Copy the first line of the entries below and every line after it through the line containing "color='#333333', rotation=270, zorder=4)". Do not include pictures.
+++++
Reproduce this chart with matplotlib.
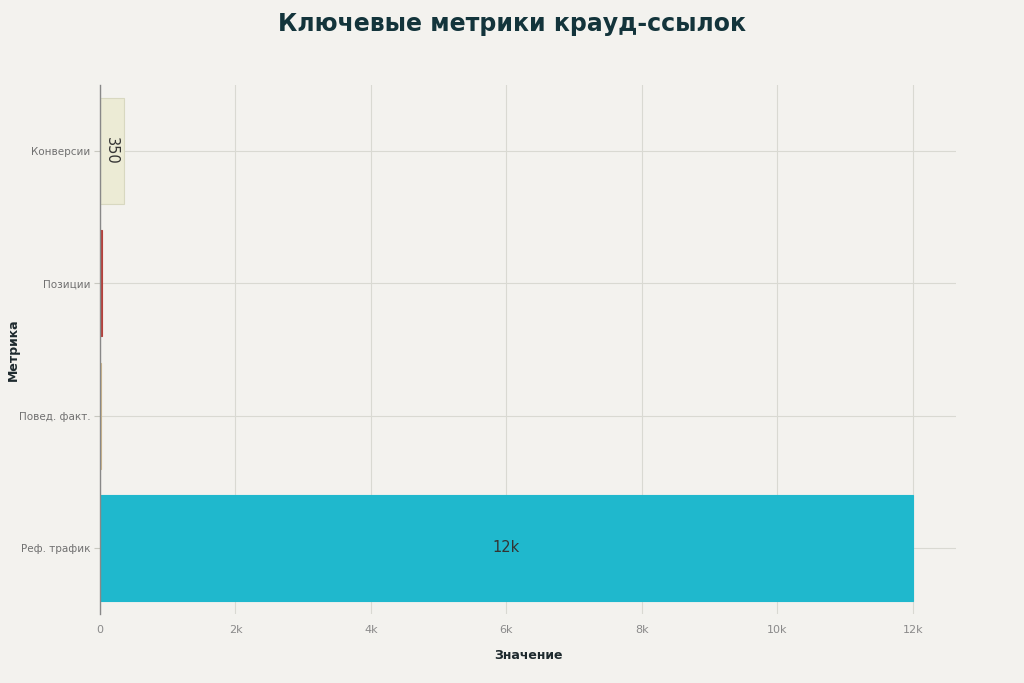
import matplotlib
matplotlib.use('Agg')
import matplotlib.pyplot as plt
from matplotlib.ticker import FuncFormatter

# data
metrics = ['Реф. трафик', 'Повед. факт.', 'Позиции', 'Конверсии']
values = [12000, 10, 25, 350]
labels = ['12k', '', '', '350']
colors = ['#1FB8CD', '#D2BA8C', '#B4413C', '#ECEBD5']
edges = ['#1FB8CD', '#D2BA8C', '#B4413C', '#D8D8C0']

bg = '#F3F2EE'
plt.rcParams['font.family'] = ['DejaVu Sans']

fig = plt.figure(figsize=(10.24, 6.83), dpi=100, facecolor=bg)
ax = fig.add_axes([100/1024, 1-614/683, 856/1024, 529/683])
ax.set_facecolor(bg)

ypos = list(range(len(metrics)))
ax.barh(ypos, values, height=0.8, color=colors, edgecolor=edges, linewidth=0.8, zorder=3)

# value labels
ax.text(values[0]/2, ypos[0], labels[0], ha='center', va='center', fontsize=10.5, color='#333333', zorder=4)
ax.text(values[3]/2, ypos[3], labels[3], ha='center', va='center', fontsize=10.5, color='#333333', rotation=270, zorder=4)

ax.set_xlim(0, 12640)
ax.set_ylim(-0.5, 3.5)
ax.set_xticks([0, 2000, 4000, 6000, 8000, 10000, 12000])
ax.xaxis.set_major_formatter(FuncFormatter(lambda v, p: '0' if v == 0 else '%dk' % (v/1000)))
ax.set_yticks(ypos)
ax.set_yticklabels(metrics)
ax.tick_params(axis='y', colors='#C8C8C0', labelcolor='#707070', labelsize=7.5, length=4, pad=3)
ax.tick_params(axis='x', colors='#C8C8C0', labelcolor='#8A8A8A', labelsize=8, length=0, pad=8)

ax.grid(True, color='#D9D9D2', linewidth=0.8, zorder=0)
for s in ['top', 'right', 'bottom']:
    ax.spines[s].set_visible(False)
ax.spines['left'].set_color('#888888')
ax.spines['left'].set_linewidth(1)
ax.spines['left'].set_zorder(5)

ax.set_xlabel('Значение', fontsize=9, fontweight='bold', color='#1E2A2E', labelpad=10)
ax.set_ylabel('Метрика', fontsize=9, fontweight='bold', color='#1E2A2E')
ax.yaxis.set_label_coords(-0.094, 0.5)

fig.text(0.5, 1-24/683, 'Ключевые метрики крауд-ссылок', ha='center', va='center',
         fontsize=17, fontweight='heavy', color='#13343B')

plt.savefig('out.png', dpi=100, facecolor=bg)
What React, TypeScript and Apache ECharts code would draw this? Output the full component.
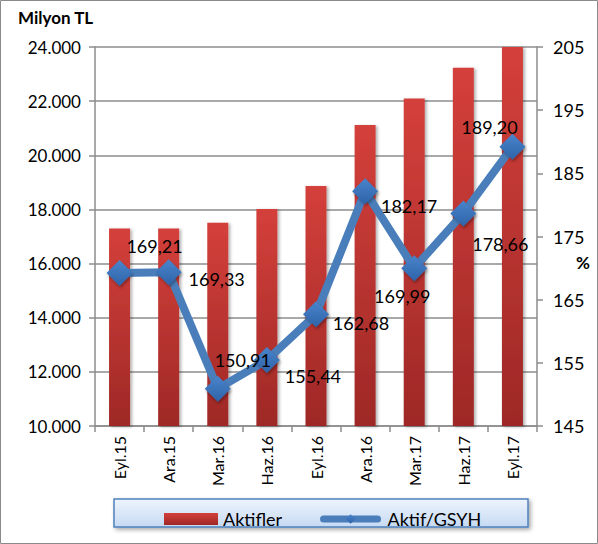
+++++
■ **WRITTEN SOLUTION**:
Reproduce this chart with matplotlib.
import matplotlib
matplotlib.use('Agg')
import matplotlib.pyplot as plt
from matplotlib.ticker import FuncFormatter

# data
metrics = ['Реф. трафик', 'Повед. факт.', 'Позиции', 'Конверсии']
values = [12000, 10, 25, 350]
labels = ['12k', '', '', '350']
colors = ['#1FB8CD', '#D2BA8C', '#B4413C', '#ECEBD5']
edges = ['#1FB8CD', '#D2BA8C', '#B4413C', '#D8D8C0']

bg = '#F3F2EE'
plt.rcParams['font.family'] = ['DejaVu Sans']

fig = plt.figure(figsize=(10.24, 6.83), dpi=100, facecolor=bg)
ax = fig.add_axes([100/1024, 1-614/683, 856/1024, 529/683])
ax.set_facecolor(bg)

ypos = list(range(len(metrics)))
ax.barh(ypos, values, height=0.8, color=colors, edgecolor=edges, linewidth=0.8, zorder=3)

# value labels
ax.text(values[0]/2, ypos[0], labels[0], ha='center', va='center', fontsize=10.5, color='#333333', zorder=4)
ax.text(values[3]/2, ypos[3], labels[3], ha='center', va='center', fontsize=10.5, color='#333333', rotation=270, zorder=4)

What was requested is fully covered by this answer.